Write out the listing below exactly, and omit any images you find in it.

>>>

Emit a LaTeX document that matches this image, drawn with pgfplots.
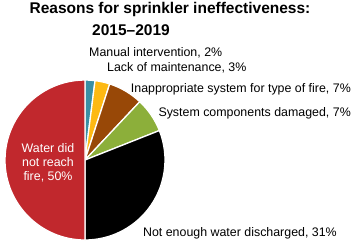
\documentclass[border=0pt]{standalone}
\usepackage{pgfplots}
\pgfplotsset{compat=1.18}
\usepackage{fontspec}
\setmainfont{Liberation Sans}
\definecolor{cteal}{HTML}{3A8FA5}
\definecolor{cyellow}{HTML}{FDB913}
\definecolor{cbrown}{HTML}{984807}
\definecolor{cgreen}{HTML}{8CAF3A}
\definecolor{cred}{HTML}{C1282D}
\newcommand\lbl{\fontsize{12.4bp}{14bp}\selectfont}
\newcommand\ttl{\fontsize{15.5bp}{18bp}\selectfont\bfseries}
\begin{document}
\begin{tikzpicture}
\begin{axis}[width=355bp,height=243bp,scale only axis,
  xmin=0,xmax=355,ymin=0,ymax=243,y dir=reverse,hide axis,clip=false]
\xdef\curang{90}
\foreach \v/\c in {2/cteal,3/cyellow,7/cbrown,7/cgreen,31/black,50/cred}{
  \pgfmathsetmacro\endang{\curang-3.6*\v}
  \edef\temp{\noexpand\fill[\c,draw=white,line width=1.3bp] (axis cs:85,160) -- ++(\curang:80bp) arc[start angle=\curang,end angle=\endang,radius=80bp] -- cycle;}
  \temp
  \xdef\curang{\endang}
}
\node[anchor=base,font=\ttl,inner sep=0pt] at (axis cs:170,14) {Reasons for sprinkler ineffectiveness:};
\node[anchor=base,font=\ttl,inner sep=0pt] at (axis cs:131,35) {2015--2019};
\node[anchor=base west,font=\lbl,inner sep=0pt] at (axis cs:89,56) {Manual intervention, 2\%};
\node[anchor=base west,font=\lbl,inner sep=0pt] at (axis cs:107,71) {Lack of maintenance, 3\%};
\node[anchor=base east,font=\lbl,inner sep=0pt] at (axis cs:351,92) {Inappropriate system for type of fire, 7\%};
\node[anchor=base east,font=\lbl,inner sep=0pt] at (axis cs:351,116) {System components damaged, 7\%};
\node[anchor=base east,font=\lbl,inner sep=0pt] at (axis cs:337,236) {Not enough water discharged, 31\%};
\node[anchor=base,font=\lbl,text=white,inner sep=0pt] at (axis cs:48,152) {Water did};
\node[anchor=base,font=\lbl,text=white,inner sep=0pt] at (axis cs:48,166) {not reach};
\node[anchor=base,font=\lbl,text=white,inner sep=0pt] at (axis cs:48,180) {fire, 50\%};
\end{axis}
\pgfresetboundingbox
\path (current axis.south west) rectangle (current axis.north east);
\end{tikzpicture}
\end{document}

<<<

* Complete answer
Emit a LaTeX document that matches this image, drawn with pgfplots.
\documentclass[border=0pt]{standalone}
\usepackage{pgfplots}
\pgfplotsset{compat=1.18}
\usepackage{fontspec}
\setmainfont{Liberation Sans}
\definecolor{cteal}{HTML}{3A8FA5}
\definecolor{cyellow}{HTML}{FDB913}
\definecolor{cbrown}{HTML}{984807}
\definecolor{cgreen}{HTML}{8CAF3A}
\definecolor{cred}{HTML}{C1282D}
\newcommand\lbl{\fontsize{12.4bp}{14bp}\selectfont}
\newcommand\ttl{\fontsize{15.5bp}{18bp}\selectfont\bfseries}
\begin{document}
\begin{tikzpicture}
\begin{axis}[width=355bp,height=243bp,scale only axis,
  xmin=0,xmax=355,ymin=0,ymax=243,y dir=reverse,hide axis,clip=false]
\xdef\curang{90}
\foreach \v/\c in {2/cteal,3/cyellow,7/cbrown,7/cgreen,31/black,50/cred}{
  \pgfmathsetmacro\endang{\curang-3.6*\v}
  \edef\temp{\noexpand\fill[\c,draw=white,line width=1.3bp] (axis cs:85,160) -- ++(\curang:80bp) arc[start angle=\curang,end angle=\endang,radius=80bp] -- cycle;}
  \temp
  \xdef\curang{\endang}
}
\node[anchor=base,font=\ttl,inner sep=0pt] at (axis cs:170,14) {Reasons for sprinkler ineffectiveness:};
\node[anchor=base,font=\ttl,inner sep=0pt] at (axis cs:131,35) {2015--2019};
\node[anchor=base west,font=\lbl,inner sep=0pt] at (axis cs:89,56) {Manual intervention, 2\%};
\node[anchor=base west,font=\lbl,inner sep=0pt] at (axis cs:107,71) {Lack of maintenance, 3\%};
\node[anchor=base east,font=\lbl,inner sep=0pt] at (axis cs:351,92) {Inappropriate system for type of fire, 7\%};
\node[anchor=base east,font=\lbl,inner sep=0pt] at (axis cs:351,116) {System components damaged, 7\%};
\node[anchor=base east,font=\lbl,inner sep=0pt] at (axis cs:337,236) {Not enough water discharged, 31\%};
\node[anchor=base,font=\lbl,text=white,inner sep=0pt] at (axis cs:48,152) {Water did};
\node[anchor=base,font=\lbl,text=white,inner sep=0pt] at (axis cs:48,166) {not reach};
\node[anchor=base,font=\lbl,text=white,inner sep=0pt] at (axis cs:48,180) {fire, 50\%};
\end{axis}
\pgfresetboundingbox
\path (current axis.south west) rectangle (current axis.north east);
\end{tikzpicture}
\end{document}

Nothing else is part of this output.